Repeat the material below exactly, with no pictures.

::: AVAILABLE DATA

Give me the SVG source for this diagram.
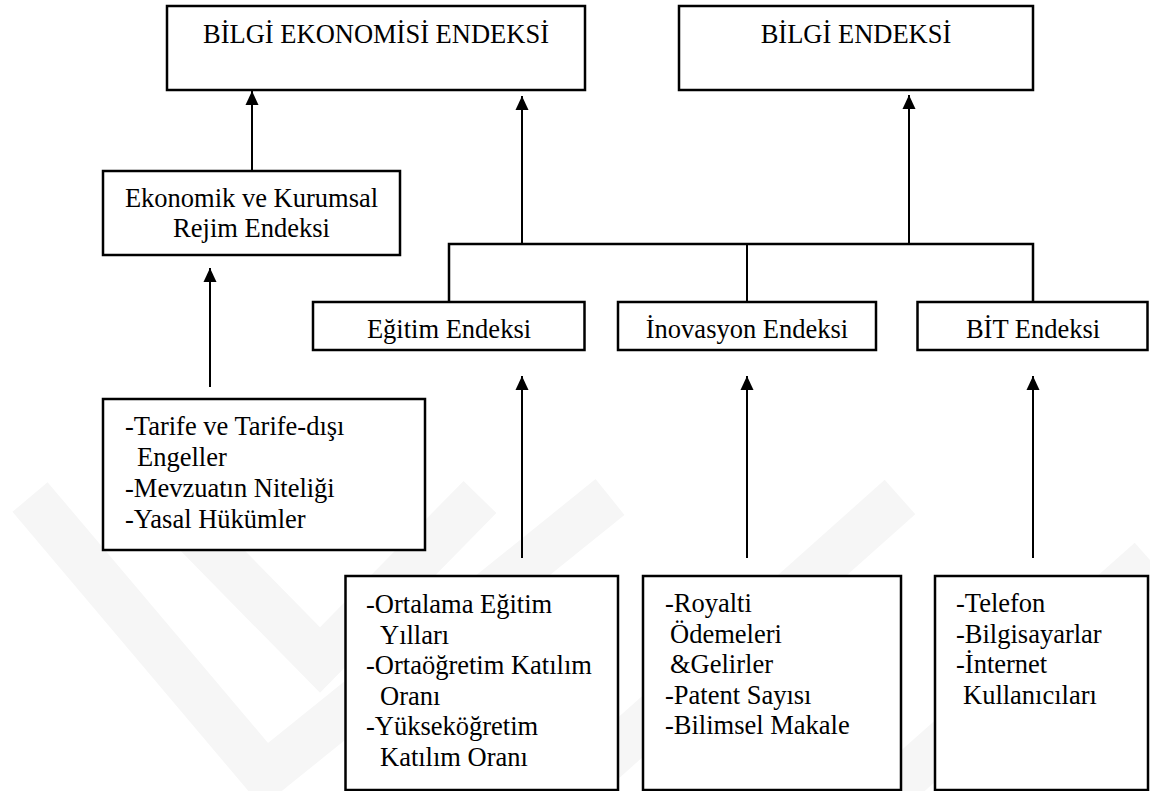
<svg xmlns="http://www.w3.org/2000/svg" width="1150" height="791" viewBox="0 0 1150 791">
<defs>
<marker id="ah" markerUnits="userSpaceOnUse" markerWidth="14" markerHeight="14" refX="14" refY="7" orient="auto">
<path d="M0,0.5 L14,7 L0,13.5 z" fill="#000"/>
</marker>
</defs>
<rect width="1150" height="791" fill="#fff"/>
<g id="watermark" fill="none" stroke="#f6f6f6" stroke-width="46">
<polyline points="30,497 265,775 610,497"/>
<polyline points="160,497 320,660 480,497"/>
<polyline points="560,800 900,497"/>
<polyline points="880,800 1150,560"/>
</g>
<g id="connectors" stroke="#000" stroke-width="2" fill="none">
<line x1="252" y1="171" x2="252" y2="91" marker-end="url(#ah)"/>
<line x1="522" y1="244" x2="522" y2="96" marker-end="url(#ah)"/>
<line x1="909" y1="244" x2="909" y2="95" marker-end="url(#ah)"/>
<polyline stroke-width="2.5" points="449,302 449,244 1033,244 1033,302"/>
<line x1="747" y1="244" x2="747" y2="302"/>
<line x1="210" y1="387" x2="210" y2="268" marker-end="url(#ah)"/>
<line x1="522" y1="558" x2="522" y2="376" marker-end="url(#ah)"/>
<line x1="747" y1="558" x2="747" y2="376" marker-end="url(#ah)"/>
<line x1="1033" y1="558" x2="1033" y2="376" marker-end="url(#ah)"/>
</g>
<g id="n-bilgi-ekonomisi">
<rect x="167" y="6" width="418" height="84" fill="#fff" stroke="#000" stroke-width="2.5"/>
<text x="376" y="43" text-anchor="middle" font-family="Liberation Serif" font-size="26.5">BİLGİ EKONOMİSİ ENDEKSİ</text>
</g>
<g id="n-bilgi-endeksi">
<rect x="679" y="6" width="354" height="84" fill="#fff" stroke="#000" stroke-width="2.5"/>
<text x="856" y="43" text-anchor="middle" font-family="Liberation Serif" font-size="26.5">BİLGİ ENDEKSİ</text>
</g>
<g id="n-ekonomik">
<rect x="103" y="171" width="297" height="84" fill="#fff" stroke="#000" stroke-width="2.5"/>
<text x="251.5" y="207" text-anchor="middle" font-family="Liberation Serif" font-size="26.5">Ekonomik ve Kurumsal</text>
<text x="251.5" y="237" text-anchor="middle" font-family="Liberation Serif" font-size="26.5">Rejim Endeksi</text>
</g>
<g id="n-egitim">
<rect x="313" y="302" width="271.5" height="48" fill="#fff" stroke="#000" stroke-width="2.5"/>
<text x="449" y="338" text-anchor="middle" font-family="Liberation Serif" font-size="26.5">Eğitim Endeksi</text>
</g>
<g id="n-inovasyon">
<rect x="618" y="302" width="258" height="48" fill="#fff" stroke="#000" stroke-width="2.5"/>
<text x="747" y="338" text-anchor="middle" font-family="Liberation Serif" font-size="26.5">İnovasyon Endeksi</text>
</g>
<g id="n-bit">
<rect x="917.5" y="302" width="230" height="48" fill="#fff" stroke="#000" stroke-width="2.5"/>
<text x="1033" y="338" text-anchor="middle" font-family="Liberation Serif" font-size="26.5">BİT Endeksi</text>
</g>
<g id="n-tarife">
<rect x="103" y="399" width="322" height="151" fill="#fff" stroke="#000" stroke-width="2.5"/>
<text x="125" y="435" font-family="Liberation Serif" font-size="26.5">-Tarife ve Tarife-dışı</text>
<text x="137" y="466" font-family="Liberation Serif" font-size="26.5">Engeller</text>
<text x="125" y="497" font-family="Liberation Serif" font-size="26.5">-Mevzuatın Niteliği</text>
<text x="125" y="528" font-family="Liberation Serif" font-size="26.5">-Yasal Hükümler</text>
</g>
<g id="n-egitim-items">
<rect x="345.5" y="576" width="272.5" height="214" fill="#fff" stroke="#000" stroke-width="2.5"/>
<text x="366" y="613" font-family="Liberation Serif" font-size="26.5">-Ortalama Eğitim</text>
<text x="380" y="643.5" font-family="Liberation Serif" font-size="26.5">Yılları</text>
<text x="366" y="674" font-family="Liberation Serif" font-size="26.5">-Ortaöğretim Katılım</text>
<text x="380" y="704.5" font-family="Liberation Serif" font-size="26.5">Oranı</text>
<text x="366" y="735" font-family="Liberation Serif" font-size="26.5">-Yükseköğretim</text>
<text x="380" y="765.5" font-family="Liberation Serif" font-size="26.5">Katılım Oranı</text>
</g>
<g id="n-inovasyon-items">
<rect x="643" y="576" width="258" height="214" fill="#fff" stroke="#000" stroke-width="2.5"/>
<text x="665" y="612" font-family="Liberation Serif" font-size="26.5">-Royalti</text>
<text x="670" y="642.5" font-family="Liberation Serif" font-size="26.5">Ödemeleri</text>
<text x="670" y="673" font-family="Liberation Serif" font-size="26.5">&amp;Gelirler</text>
<text x="665" y="703.5" font-family="Liberation Serif" font-size="26.5">-Patent Sayısı</text>
<text x="665" y="734" font-family="Liberation Serif" font-size="26.5">-Bilimsel Makale</text>
</g>
<g id="n-bit-items">
<rect x="935" y="576" width="213" height="214" fill="#fff" stroke="#000" stroke-width="2.5"/>
<text x="956" y="612" font-family="Liberation Serif" font-size="26.5">-Telefon</text>
<text x="956" y="642.5" font-family="Liberation Serif" font-size="26.5">-Bilgisayarlar</text>
<text x="956" y="673" font-family="Liberation Serif" font-size="26.5">-İnternet</text>
<text x="963" y="703.5" font-family="Liberation Serif" font-size="26.5">Kullanıcıları</text>
</g>
</svg>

::::::

• THE REPLY
Give me the SVG source for this diagram.
<svg xmlns="http://www.w3.org/2000/svg" width="1150" height="791" viewBox="0 0 1150 791">
<defs>
<marker id="ah" markerUnits="userSpaceOnUse" markerWidth="14" markerHeight="14" refX="14" refY="7" orient="auto">
<path d="M0,0.5 L14,7 L0,13.5 z" fill="#000"/>
</marker>
</defs>
<rect width="1150" height="791" fill="#fff"/>
<g id="watermark" fill="none" stroke="#f6f6f6" stroke-width="46">
<polyline points="30,497 265,775 610,497"/>
<polyline points="160,497 320,660 480,497"/>
<polyline points="560,800 900,497"/>
<polyline points="880,800 1150,560"/>
</g>
<g id="connectors" stroke="#000" stroke-width="2" fill="none">
<line x1="252" y1="171" x2="252" y2="91" marker-end="url(#ah)"/>
<line x1="522" y1="244" x2="522" y2="96" marker-end="url(#ah)"/>
<line x1="909" y1="244" x2="909" y2="95" marker-end="url(#ah)"/>
<polyline stroke-width="2.5" points="449,302 449,244 1033,244 1033,302"/>
<line x1="747" y1="244" x2="747" y2="302"/>
<line x1="210" y1="387" x2="210" y2="268" marker-end="url(#ah)"/>
<line x1="522" y1="558" x2="522" y2="376" marker-end="url(#ah)"/>
<line x1="747" y1="558" x2="747" y2="376" marker-end="url(#ah)"/>
<line x1="1033" y1="558" x2="1033" y2="376" marker-end="url(#ah)"/>
</g>
<g id="n-bilgi-ekonomisi">
<rect x="167" y="6" width="418" height="84" fill="#fff" stroke="#000" stroke-width="2.5"/>
<text x="376" y="43" text-anchor="middle" font-family="Liberation Serif" font-size="26.5">BİLGİ EKONOMİSİ ENDEKSİ</text>
</g>
<g id="n-bilgi-endeksi">
<rect x="679" y="6" width="354" height="84" fill="#fff" stroke="#000" stroke-width="2.5"/>
<text x="856" y="43" text-anchor="middle" font-family="Liberation Serif" font-size="26.5">BİLGİ ENDEKSİ</text>
</g>
<g id="n-ekonomik">
<rect x="103" y="171" width="297" height="84" fill="#fff" stroke="#000" stroke-width="2.5"/>
<text x="251.5" y="207" text-anchor="middle" font-family="Liberation Serif" font-size="26.5">Ekonomik ve Kurumsal</text>
<text x="251.5" y="237" text-anchor="middle" font-family="Liberation Serif" font-size="26.5">Rejim Endeksi</text>
</g>
<g id="n-egitim">
<rect x="313" y="302" width="271.5" height="48" fill="#fff" stroke="#000" stroke-width="2.5"/>
<text x="449" y="338" text-anchor="middle" font-family="Liberation Serif" font-size="26.5">Eğitim Endeksi</text>
</g>
<g id="n-inovasyon">
<rect x="618" y="302" width="258" height="48" fill="#fff" stroke="#000" stroke-width="2.5"/>
<text x="747" y="338" text-anchor="middle" font-family="Liberation Serif" font-size="26.5">İnovasyon Endeksi</text>
</g>
<g id="n-bit">
<rect x="917.5" y="302" width="230" height="48" fill="#fff" stroke="#000" stroke-width="2.5"/>
<text x="1033" y="338" text-anchor="middle" font-family="Liberation Serif" font-size="26.5">BİT Endeksi</text>
</g>
<g id="n-tarife">
<rect x="103" y="399" width="322" height="151" fill="#fff" stroke="#000" stroke-width="2.5"/>
<text x="125" y="435" font-family="Liberation Serif" font-size="26.5">-Tarife ve Tarife-dışı</text>
<text x="137" y="466" font-family="Liberation Serif" font-size="26.5">Engeller</text>
<text x="125" y="497" font-family="Liberation Serif" font-size="26.5">-Mevzuatın Niteliği</text>
<text x="125" y="528" font-family="Liberation Serif" font-size="26.5">-Yasal Hükümler</text>
</g>
<g id="n-egitim-items">
<rect x="345.5" y="576" width="272.5" height="214" fill="#fff" stroke="#000" stroke-width="2.5"/>
<text x="366" y="613" font-family="Liberation Serif" font-size="26.5">-Ortalama Eğitim</text>
<text x="380" y="643.5" font-family="Liberation Serif" font-size="26.5">Yılları</text>
<text x="366" y="674" font-family="Liberation Serif" font-size="26.5">-Ortaöğretim Katılım</text>
<text x="380" y="704.5" font-family="Liberation Serif" font-size="26.5">Oranı</text>
<text x="366" y="735" font-family="Liberation Serif" font-size="26.5">-Yükseköğretim</text>
<text x="380" y="765.5" font-family="Liberation Serif" font-size="26.5">Katılım Oranı</text>
</g>
<g id="n-inovasyon-items">
<rect x="643" y="576" width="258" height="214" fill="#fff" stroke="#000" stroke-width="2.5"/>
<text x="665" y="612" font-family="Liberation Serif" font-size="26.5">-Royalti</text>
<text x="670" y="642.5" font-family="Liberation Serif" font-size="26.5">Ödemeleri</text>
<text x="670" y="673" font-family="Liberation Serif" font-size="26.5">&amp;Gelirler</text>
<text x="665" y="703.5" font-family="Liberation Serif" font-size="26.5">-Patent Sayısı</text>
<text x="665" y="734" font-family="Liberation Serif" font-size="26.5">-Bilimsel Makale</text>
</g>
<g id="n-bit-items">
<rect x="935" y="576" width="213" height="214" fill="#fff" stroke="#000" stroke-width="2.5"/>
<text x="956" y="612" font-family="Liberation Serif" font-size="26.5">-Telefon</text>
<text x="956" y="642.5" font-family="Liberation Serif" font-size="26.5">-Bilgisayarlar</text>
<text x="956" y="673" font-family="Liberation Serif" font-size="26.5">-İnternet</text>
<text x="963" y="703.5" font-family="Liberation Serif" font-size="26.5">Kullanıcıları</text>
</g>
</svg>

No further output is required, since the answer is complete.